Maybe those things would enhance YOUR experience, but maybe MY experience
would be enhanced by the ability to save and restore games, play over
e-mail, calculate the probabilities of beating certain opponents with
certain combinations of weapons and statistics. In other words, the
implicit assumption that a translation of a board game would NOT enhance
the experience is completely subjective. In other words, just because you
like "DOOM" means a computerized version of Melee would be useless? Hardly.

>>>>>>Why computerize the roll of three six-sided dice 
>>>>>>to resolve combat when you can let the computer instantly figure in
>>>>>>number of factors and create a more detailed and responsive result
>>>>>>some appropriate randomization for unpredictablity and flavor) that
>>>>>>invisible to the user and just as easy to play? 

Well, how about because those 'numbers of factors' are completely
unimportant to my playing experience - and most other game players as well.
Let's face it - if it's 'invisible to the user' then it might as WELL be
3d6 rolls! Because you as a player WANT those invisible factors to be there
does not mean that any other type of game would be pointless. 

>>>>>>It would make SENSE if 
>>>>>>you were using the computer game engine to play off of the reputation
>>>>>>enhance the play value of a popular game system you already owned. 

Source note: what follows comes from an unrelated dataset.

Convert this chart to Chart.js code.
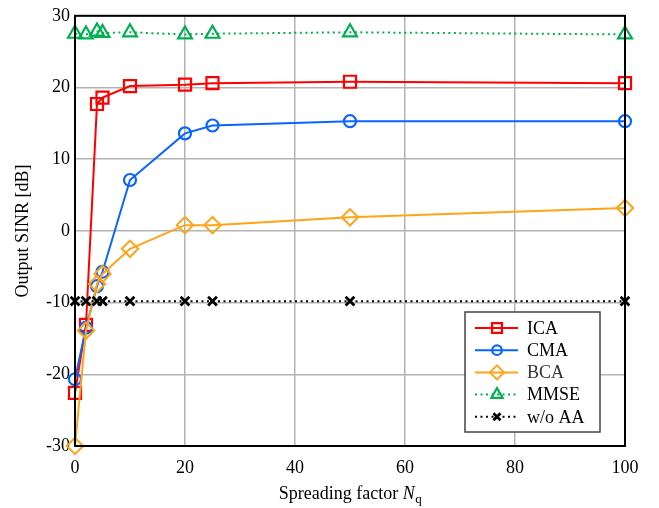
<!DOCTYPE html>
<html><head><meta charset="utf-8">
<script src="https://cdn.jsdelivr.net/npm/chart.js@4/dist/chart.umd.min.js"></script>
<style>html,body{margin:0;padding:0;background:#fff}#wrap{width:659px;height:508px}</style>
</head><body><div id="wrap"><canvas id="c" width="659" height="508"></canvas></div>
<script>
const spreading = [0, 2, 4, 5, 10, 20, 25, 50, 100];
const ica  = [-22.6, -13.1, 17.7, 18.6, 20.2, 20.4, 20.6, 20.8, 20.6];
const cma  = [-20.7, -13.5, -7.7, -5.7, 7.1, 13.6, 14.7, 15.3, 15.3];
const bca  = [-30.0, -13.9, -7.4, -6.0, -2.5, 0.8, 0.8, 1.9, 3.2];
const mmse = [27.5, 27.4, 27.8, 27.6, 27.7, 27.4, 27.5, 27.7, 27.4];
const woaa = [-9.8, -9.8, -9.8, -9.8, -9.8, -9.8, -9.8, -9.8, -9.8];
const names = ['ICA', 'CMA', 'BCA', 'MMSE', 'w/o AA'];
const xTicks = [0, 20, 40, 60, 80, 100];
const yTicks = [-30, -20, -10, 0, 10, 20, 30];

const FONT = '"Liberation Serif", "DejaVu Serif", serif';
const styles = [
  {c:'#ff0000', p:'rect', r:8.5, lr:7, dash:[], pw:2.2},
  {c:'#0a64ff', p:'circle', r:6, lr:4.8, dash:[], pw:2.2},
  {c:'#ffa31a', p:'rectRot', r:8.2, lr:7, dash:[], pw:2},
  {c:'#00b050', p:'triangle', r:8, lr:6.5, dash:[2,3.5], pw:2.2},
  {c:'#000000', p:'crossRot', r:6.2, lr:5, dash:[2,3.5], pw:2.8}
];
const series = [ica, cma, bca, mmse, woaa];
const datasets = series.map((s,i)=>({
  label: names[i],
  data: spreading.map((x,j)=>({x:x, y:s[j]})),
  borderColor: styles[i].c,
  backgroundColor: 'rgba(0,0,0,0)',
  borderWidth: 2,
  borderDash: styles[i].dash,
  pointStyle: styles[i].p,
  pointRadius: styles[i].r,
  pointBorderWidth: styles[i].pw,
  pointBorderColor: styles[i].c,
  pointBackgroundColor: 'rgba(0,0,0,0)',
  tension: 0,
  clip: false,
  order: 5 - i
}));

const framePlugin = {
  id: 'frame',
  afterDraw(chart){
    const ctx = chart.ctx, a = chart.chartArea;
    ctx.save();
    ctx.strokeStyle = '#000'; ctx.lineWidth = 2;
    ctx.strokeRect(a.left, a.top, a.right-a.left, a.bottom-a.top);
    // x title
    ctx.fillStyle = '#000';
    ctx.textBaseline = 'alphabetic';
    const y = 499;
    const p1 = 'Spreading factor ';
    ctx.font = '18px ' + FONT;
    const w1 = ctx.measureText(p1).width;
    ctx.font = 'italic 18px ' + FONT;
    const w2 = ctx.measureText('N').width;
    ctx.font = '13px ' + FONT;
    const w3 = ctx.measureText('q').width;
    const total = w1 + w2 + w3;
    let x0 = (a.left + a.right)/2 - total/2;
    ctx.textAlign = 'left';
    ctx.font = '18px ' + FONT; ctx.fillText(p1, x0, y);
    ctx.font = 'italic 18px ' + FONT; ctx.fillText('N', x0 + w1, y);
    ctx.font = '13px ' + FONT; ctx.fillText('q', x0 + w1 + w2 + 0.5, y + 4);
    // y title
    ctx.save();
    ctx.translate(28, (a.top + a.bottom)/2);
    ctx.rotate(-Math.PI/2);
    ctx.textAlign = 'center';
    ctx.font = '18px ' + FONT;
    ctx.fillText('Output SINR [dB]', 0, 0);
    ctx.restore();
    // legend
    const lx = 465, ly = 312, lw = 135, lh = 120;
    ctx.fillStyle = '#fff';
    ctx.fillRect(lx, ly, lw, lh);
    ctx.strokeStyle = '#444'; ctx.lineWidth = 1.5;
    ctx.strokeRect(lx, ly, lw, lh);
    names.forEach((n,i)=>{
      const st = styles[i];
      const ry = 328 + i*22.2;
      ctx.save();
      ctx.strokeStyle = st.c; ctx.lineWidth = 2;
      ctx.setLineDash(st.dash);
      ctx.beginPath(); ctx.moveTo(475, ry); ctx.lineTo(518, ry); ctx.stroke();
      ctx.restore();
      ctx.save();
      ctx.strokeStyle = st.c; ctx.fillStyle = 'rgba(0,0,0,0)'; ctx.lineWidth = st.pw;
      Chart.helpers.drawPoint(ctx, {pointStyle: st.p, radius: st.lr, borderWidth: st.pw}, 497, ry);
      ctx.restore();
      ctx.fillStyle = i===2 ? '#333' : '#000';
      ctx.font = '18px ' + FONT;
      ctx.textAlign = 'left'; ctx.textBaseline = 'middle';
      ctx.fillText(n, 527, ry + 1);
    });
    ctx.restore();
  }
};

new Chart(document.getElementById('c'), {
  type: 'line',
  data: { datasets },
  options: {
    responsive: false,
    animation: false,
    devicePixelRatio: 1,
    layout: { padding: { left: 0, right: 34, top: 13, bottom: 0 } },
    plugins: { legend: { display: false }, tooltip: { enabled: false } },
    scales: {
      x: {
        type: 'linear', min: 0, max: 100,
        afterBuildTicks: s => { s.ticks = xTicks.map(v=>({value:v})); },
        afterFit: s => { s.height = 62; },
        grid: { color: '#b3b3b3', lineWidth: 1.5, drawTicks: false },
        border: { display: false },
        ticks: { color: '#000', font: { family: FONT, size: 18 }, padding: 11, maxRotation: 0 }
      },
      y: {
        type: 'linear', min: -30, max: 30,
        afterBuildTicks: s => { s.ticks = yTicks.map(v=>({value:v})); },
        afterFit: s => { s.width = 75; },
        grid: { color: '#b3b3b3', lineWidth: 1.5, drawTicks: false },
        border: { display: false },
        ticks: { color: '#000', font: { family: FONT, size: 18 }, padding: 5 }
      }
    }
  },
  plugins: [framePlugin]
});
</script></body></html>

Bingo! I do already own Melee! And a computerized version WOULD enhance the
play value is several ways (in addition to anything else I might add to the
program, but even a raw 'translation' would have some value). As far as the
reputation - I dont think anyone on this board would want to write or buy a
Melee computer program because of it's reputation. I think we all just like
the game!

>>>>>>what's the point? Why not just create an ORIGINAL computer game that
>>>>>>the strengths of the medium?<

And this is the most offensive statement of all. Because there are a
MILLION 'points' to writing a computerized version of Melee (or TFT or
character creation or any other Microgame). If someone writes a
computerized version of Melee that WILL be ORIGINAL! It's never been done

Mostly because it would be FUN and why shouldn't someone else who WANTS the
program be able to get it from someone who was willing to put in the effort
of writing it! And if someone put in the effort of writing it, then why
shouldnt they get PAID for it - even if they dont get paid as much as if
they wrote the whole thing (rules and all) themself.

My point is that you can 'use the strengths of the medium' and STILL write
a computerized version of Melee! That the two are mutually exclusive just
presumes that it somehow takes "less" effort to write a computer program
than game! What if you want to write a computer program that takes
advantage of the medium and yet has the logic and playability (and in fact,
will run much faster, and in less memory) of Melee!? To say this is
pointless just means that you might not like it , but not that its
completely invalid for someone else.